Instructions to follow
In the lines below, output everything from the first line through the line containing "var depthTicks = [0, 200, 400, 600, 800, 1000];" exactly as it is. Pictures are not part of the output.

## BEGIN

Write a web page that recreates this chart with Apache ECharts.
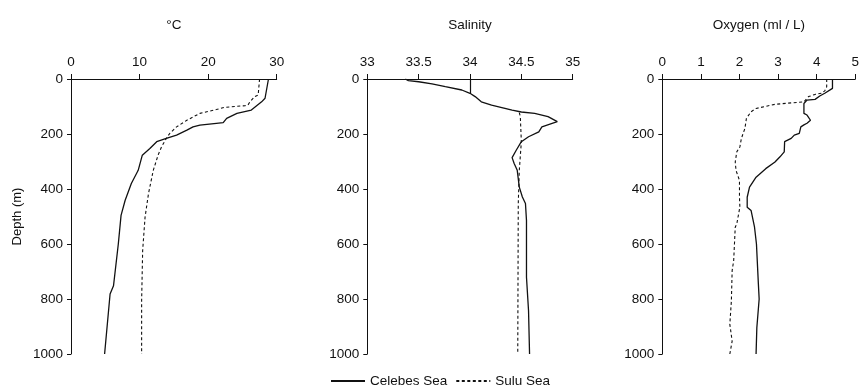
<!DOCTYPE html>
<html>
<head>
<meta charset="utf-8">
<script src="https://cdn.jsdelivr.net/npm/echarts@6/dist/echarts.min.js"></script>
<style>html,body{margin:0;padding:0;background:#fff;}#c{width:862px;height:386px;}</style>
</head>
<body>
<div id="c"></div>
<script>
// Depth axis ticks
var depthTicks = [0, 200, 400, 600, 800, 1000];

// Temperature (°C)
var celebesTempDepth = [0, 70, 83, 113, 118, 125, 143, 159, 161, 168, 174, 186, 204, 216, 228, 253, 277, 332, 380, 441, 496, 600, 752, 782, 1000];
var celebesTemp      = [28.8, 28.3, 27.8, 26.3, 26.1, 24.2, 22.7, 22.2, 21.2, 18.8, 17.8, 16.9, 15.4, 13.9, 12.5, 11.5, 10.4, 9.8, 8.8, 7.9, 7.3, 6.9, 6.2, 5.7, 4.9];
var suluTempDepth = [0, 58, 64, 83, 95, 97, 103, 111, 125, 150, 174, 198, 216, 247, 277, 332, 417, 503, 624, 807, 1000];
var suluTemp      = [27.5, 27.3, 26.8, 26.1, 25.8, 25.4, 22.4, 21.2, 18.8, 16.9, 15.4, 14.4, 13.9, 13.2, 12.7, 12.0, 11.3, 10.8, 10.45, 10.3, 10.3];

// Salinity
var celebesSalDepth = [0, 6, 10, 18, 28, 40, 52, 64, 83, 95, 104, 113, 120, 125, 137, 155, 174, 192, 210, 228, 259, 286, 307, 332, 393, 400, 429, 453, 514, 721, 843, 1000];
var celebesSal      = [33.37, 33.40, 33.50, 33.63, 33.76, 33.92, 34.00, 34.05, 34.11, 34.21, 34.31, 34.41, 34.50, 34.63, 34.76, 34.85, 34.70, 34.67, 34.57, 34.50, 34.45, 34.41, 34.43, 34.46, 34.48, 34.49, 34.51, 34.54, 34.55, 34.55, 34.57, 34.58];
var suluSalDepth = [122, 137, 228, 332, 453, 1000];
var suluSal      = [34.48, 34.49, 34.50, 34.48, 34.47, 34.465];

// Oxygen (ml / L)
var celebesOxyDepth = [0, 34, 40, 52, 62, 74, 77, 89, 125, 131, 150, 161, 167, 174, 198, 204, 216, 228, 265, 283, 302, 326, 357, 393, 430, 466, 478, 539, 600, 746, 800, 904, 1000];
var celebesOxy      = [4.41, 4.41, 4.37, 4.21, 4.08, 3.96, 3.75, 3.67, 3.67, 3.75, 3.84, 3.75, 3.67, 3.59, 3.55, 3.42, 3.34, 3.17, 3.16, 3.05, 2.92, 2.68, 2.43, 2.26, 2.20, 2.20, 2.30, 2.39, 2.44, 2.49, 2.51, 2.45, 2.43];
var suluOxyDepth = [0, 28, 43, 52, 56, 64, 83, 89, 92, 107, 119, 143, 180, 216, 247, 265, 302, 332, 369, 430, 466, 527, 539, 660, 697, 807, 892, 953, 1000];
var suluOxy      = [4.26, 4.26, 4.21, 4.12, 3.96, 3.79, 3.67, 3.63, 2.92, 2.43, 2.30, 2.18, 2.14, 2.05, 2.01, 1.93, 1.89, 1.91, 2.00, 2.00, 2.01, 1.93, 1.89, 1.85, 1.81, 1.79, 1.75, 1.81, 1.75];

function pairs(vals, depths) {
  return vals.map(function (v, i) { return [v, depths[i]]; });
}

var FONT = "'Liberation Sans', Arial, Helvetica, sans-serif";
var INK = '#111';
var labelStyle = { color: INK, fontSize: 13.5, fontFamily: FONT, formatter: function (v) { return String(v); } };

function xAx(idx, name, min, max, interval) {
  return {
    gridIndex: idx, type: 'value', position: 'top', min: min, max: max, interval: interval,
    name: name, nameLocation: 'middle', nameGap: 47,
    nameTextStyle: { color: INK, fontSize: 13.5, fontFamily: FONT },
    axisLine: { show: true, onZero: false, lineStyle: { color: INK, width: 1 } },
    axisTick: { show: true, inside: false, length: 5, lineStyle: { color: INK } },
    axisLabel: Object.assign({ margin: 10 }, labelStyle),
    splitLine: { show: false }
  };
}
function yAx(idx, showName) {
  return {
    gridIndex: idx, type: 'value', inverse: true, min: depthTicks[0], max: depthTicks[depthTicks.length - 1], interval: 200,
    name: showName ? 'Depth (m)' : '', nameLocation: 'middle', nameGap: 47,
    nameTextStyle: { color: INK, fontSize: 13, fontFamily: FONT },
    axisLine: { show: true, onZero: false, lineStyle: { color: INK, width: 1 } },
    axisTick: { show: true, inside: false, length: 4, lineStyle: { color: INK } },
    axisLabel: Object.assign({ margin: 8 }, labelStyle),
    splitLine: { show: false }
  };
}
function ser(name, idx, data, dashed, extra) {
  var s = {
    name: name, type: 'line', xAxisIndex: idx, yAxisIndex: idx, data: data,
    symbol: 'none', smooth: false, animation: false,
    lineStyle: { color: INK, width: dashed ? 1.1 : 1.3, type: dashed ? [3, 2.5] : 'solid' },
    itemStyle: { color: INK }
  };
  return Object.assign(s, extra || {});
}

var chart = echarts.init(document.getElementById('c'), null, { renderer: 'canvas' });
chart.setOption({
  backgroundColor: '#fff',
  animation: false,
  textStyle: { fontFamily: FONT },
  grid: [
    { left: 71, top: 79, width: 205.7, height: 275 },
    { left: 367.3, top: 79, width: 205.4, height: 275 },
    { left: 662.3, top: 79, width: 201.2, height: 275 }
  ],
  xAxis: [
    xAx(0, '°C', 0, 30, 10),
    xAx(1, 'Salinity', 33, 35, 0.5),
    xAx(2, 'Oxygen (ml / L)', 0, 5, 1)
  ],
  yAxis: [yAx(0, true), yAx(1, false), yAx(2, false)],
  legend: {
    left: 330, top: 374, padding: 0, itemWidth: 34, itemHeight: 12, itemGap: 8,
    itemStyle: { opacity: 0, borderWidth: 0 },
    textStyle: { color: INK, fontSize: 13.5, fontFamily: FONT },
    data: ['Celebes Sea', 'Sulu Sea']
  },
  series: [
    ser('Celebes Sea', 0, pairs(celebesTemp, celebesTempDepth), false),
    ser('Sulu Sea', 0, pairs(suluTemp, suluTempDepth), true),
    ser('Celebes Sea', 1, pairs(celebesSal, celebesSalDepth), false, {
      markLine: {
        silent: true, symbol: 'none', label: { show: false },
        lineStyle: { color: INK, width: 1.2, type: 'solid' },
        data: [[{ coord: [34, 0] }, { coord: [34, 52] }]]
      }
    }),
    ser('Sulu Sea', 1, pairs(suluSal, suluSalDepth), true),
    ser('Celebes Sea', 2, pairs(celebesOxy, celebesOxyDepth), false),
    ser('Sulu Sea', 2, pairs(suluOxy, suluOxyDepth), true)
  ]
});
</script>
</body>
</html>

## END

Finished answer
Write a web page that recreates this chart with Apache ECharts.
<!DOCTYPE html>
<html>
<head>
<meta charset="utf-8">
<script src="https://cdn.jsdelivr.net/npm/echarts@6/dist/echarts.min.js"></script>
<style>html,body{margin:0;padding:0;background:#fff;}#c{width:862px;height:386px;}</style>
</head>
<body>
<div id="c"></div>
<script>
// Depth axis ticks
var depthTicks = [0, 200, 400, 600, 800, 1000];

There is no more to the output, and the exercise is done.